[Math] An abstract nonsense proof of the Hurewicz theorem

homotopy-theorysimplicial-stuff

The ordinary homotopy groups of a space $X$ are the homotopy groups of the corresponding singular simplicial set $Sing(X)$. The ordinary homology groups of $X$ are the homotopy groups of the simplicial set $F(Sing(X))$, where $F$ is the functor that replaces each set $Sing(X)_n$ with the free abelian group on that set. There should obviously be some nice property of $F$ that makes the Hurewicz theorem work, but all the proofs I can find in the literature do things entirely by hand at the level of checking individual maps and homotopies to $X$. Is this nice property known? Is there a satisfying answer?

Best Answer

I’d argue that it boils down to the generator $S^n\to K(\mathbb{Z},n)$ being an $(n+1)$-equivalence.
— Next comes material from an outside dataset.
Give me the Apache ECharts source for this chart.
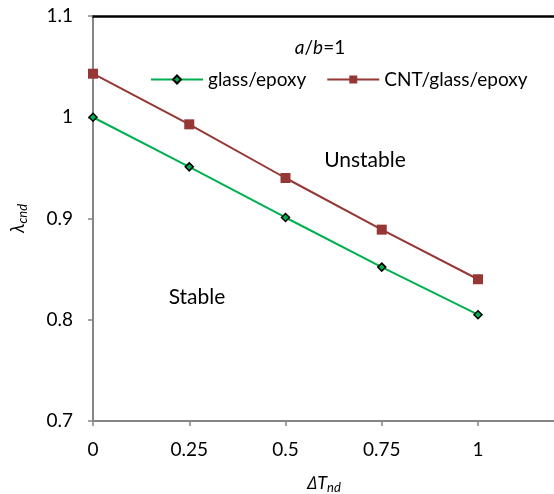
<!DOCTYPE html>
<html><head><meta charset="utf-8">
<script src="https://cdn.jsdelivr.net/npm/echarts@6/dist/echarts.min.js"></script>
<style>html,body{margin:0;padding:0;background:#fff}#c{width:554px;height:494px}</style>
</head><body><div id="c"></div>
<script>
const xValues = [0, 0.25, 0.5, 0.75, 1];
const glassEpoxy = [1.000, 0.951, 0.901, 0.852, 0.805];
const cntGlassEpoxy = [1.043, 0.993, 0.940, 0.889, 0.840];
const seriesNames = ['glass/epoxy', 'CNT/glass/epoxy'];

const FONT = 'Lato, "Open Sans", sans-serif';
const chart = echarts.init(document.getElementById('c'), null, {renderer: 'canvas'});
const fmt = v => String(Math.round(v * 100) / 100);

chart.setOption({
  animation: false,
  textStyle: {fontFamily: FONT},
  grid: {left: 93, top: 16, width: 462, bottom: 73, containLabel: false, outerBoundsMode: 'none'},
  legend: {
    top: 65, left: 145, itemWidth: 52, itemHeight: 10, itemGap: 20,
    textStyle: {fontSize: 19, color: '#000', fontFamily: FONT},
    data: seriesNames
  },
  xAxis: [{
    type: 'value', min: 0, max: 1.2, interval: 0.25,
    name: '{i|∆T}{s|nd}', nameLocation: 'middle', nameGap: 52,
    nameTextStyle: {rich: {
      i: {fontStyle: 'italic', fontSize: 18, color: '#000', fontFamily: FONT},
      s: {fontStyle: 'italic', fontSize: 13, color: '#000', verticalAlign: 'bottom', padding: [8, 0, 0, 0], fontFamily: FONT}
    }},
    axisLine: {lineStyle: {color: '#868686', width: 2}},
    axisTick: {show: true, length: 5, lineStyle: {color: '#868686', width: 1.5}},
    axisLabel: {fontSize: 19, color: '#000', margin: 19, formatter: v => v > 1.01 ? '' : fmt(v)},
    splitLine: {show: false}
  }, {
    type: 'value', position: 'top', min: 0, max: 1.2,
    axisLine: {show: true, lineStyle: {color: '#000', width: 2.5}},
    axisTick: {show: false}, axisLabel: {show: false}, splitLine: {show: false}
  }],
  yAxis: {
    type: 'value', min: 0.7, max: 1.1, interval: 0.1,
    name: '{i|λ}{s|cnd}', nameLocation: 'middle', nameRotate: 90, nameGap: 64,
    nameTextStyle: {rich: {
      i: {fontStyle: 'italic', fontSize: 19, color: '#000', fontFamily: FONT},
      s: {fontStyle: 'italic', fontSize: 13, color: '#000', verticalAlign: 'bottom', padding: [10, 0, 0, 0], fontFamily: FONT}
    }},
    axisLine: {show: true, lineStyle: {color: '#868686', width: 2}},
    axisTick: {show: true, length: 5, lineStyle: {color: '#868686', width: 1.5}},
    axisLabel: {fontSize: 19, color: '#000', margin: 20, formatter: fmt},
    splitLine: {show: false}
  },
  series: [{
    name: seriesNames[0], type: 'line',
    data: xValues.map((x, i) => [x, glassEpoxy[i]]),
    symbol: 'diamond', symbolSize: 8,
    lineStyle: {color: '#00B050', width: 2},
    itemStyle: {color: '#00B050', borderColor: '#000', borderWidth: 1.5}
  }, {
    name: seriesNames[1], type: 'line',
    data: xValues.map((x, i) => [x, cntGlassEpoxy[i]]),
    symbol: 'rect', symbolSize: 10,
    lineStyle: {color: '#953735', width: 2},
    itemStyle: {color: '#953735', borderColor: '#953735', borderWidth: 0}
  }],
  graphic: [
    {type: 'text', style: {text: '{i|a}/{i|b}=1', x: 320, y: 48, align: 'center', verticalAlign: 'middle', rich: {i: {fontStyle: 'italic', fontSize: 19, fontFamily: FONT}}, font: '19px ' + FONT, fill: '#000'}},
    {type: 'text', style: {text: 'Unstable', x: 365, y: 160, align: 'center', verticalAlign: 'middle', font: '21px ' + FONT, fill: '#000'}},
    {type: 'text', style: {text: 'Stable', x: 197, y: 297, align: 'center', verticalAlign: 'middle', font: '21px ' + FONT, fill: '#000'}}
  ]
});
</script>
</body></html>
More detail: If you take the represented version of homology, it is given by $$ H_n(X;\mathbb{Z}) \cong [ S^{n+t} , X\wedge K(\mathbb{Z}, t)] $$ for $t$ large. Then the Hurewicz map is the map induced by the generator $g:S^t \to K(\mathbb{Z}, t)$: $$ \mathrm{H}: [ S^{n+t} , X\wedge S^k] \xrightarrow{(\mathrm{id}_X\wedge g)_*} [ S^{n+t} , X\wedge K(\mathbb{Z}, t)]. $$ If $X$ is $(n-1)$-connected then since $g$ is a $(t+1)$-equivalence, the map $(\mathrm{id}_X\wedge g)_*$ is an isomorphism.

Even MORE detail: It is true that the existence of $K(\mathbb{Z},n)$ requires genuine work. But it does not require the Hurewicz theorem. In fact, you only need to produce an $(n-1)$-connected space $X$ with $\pi_n(X) \cong \mathbb{Z}$ (then you can take a Postnikov section to get $K(\mathbb{Z},n)$). And there is an obvious candidate: $S^n$.

So the question becomes, how can you show $\pi_n(S^n) \cong \mathbb{Z}$ for all $n$ (the connectivity is easy as a result of $S^n = * \cup D^n$ and the cellular approximation theorem). We can prove it for $n = 1$ using covering spaces, and use Freudenthal to get it for higher $n$ (it's a little tricky for $n= 2$, but luckily $S^1$ is an H-space).

What about proving Freudenthal? The suspension $\Sigma: \pi_n(X) \to \pi_{n+1}(\Sigma X)$ is equivalent to the map induced by $\sigma: X\to \Omega\Sigma X$, adjoint to $\mathrm{id}_{\Sigma X}$, and its connectivity can be estimated using the James construction.

What about the James construction? This lovely paper

Fantham, Peter; James, Ioan(4-OX); Mather, Michael On the reduced product construction. (English summary) Canad. Math. Bull. 39 (1996), no. 4, 385–389.

gives a proof based only on Mather's second cube theorem, which itself depends on some point-set topology due to Str{\o}m (no relation).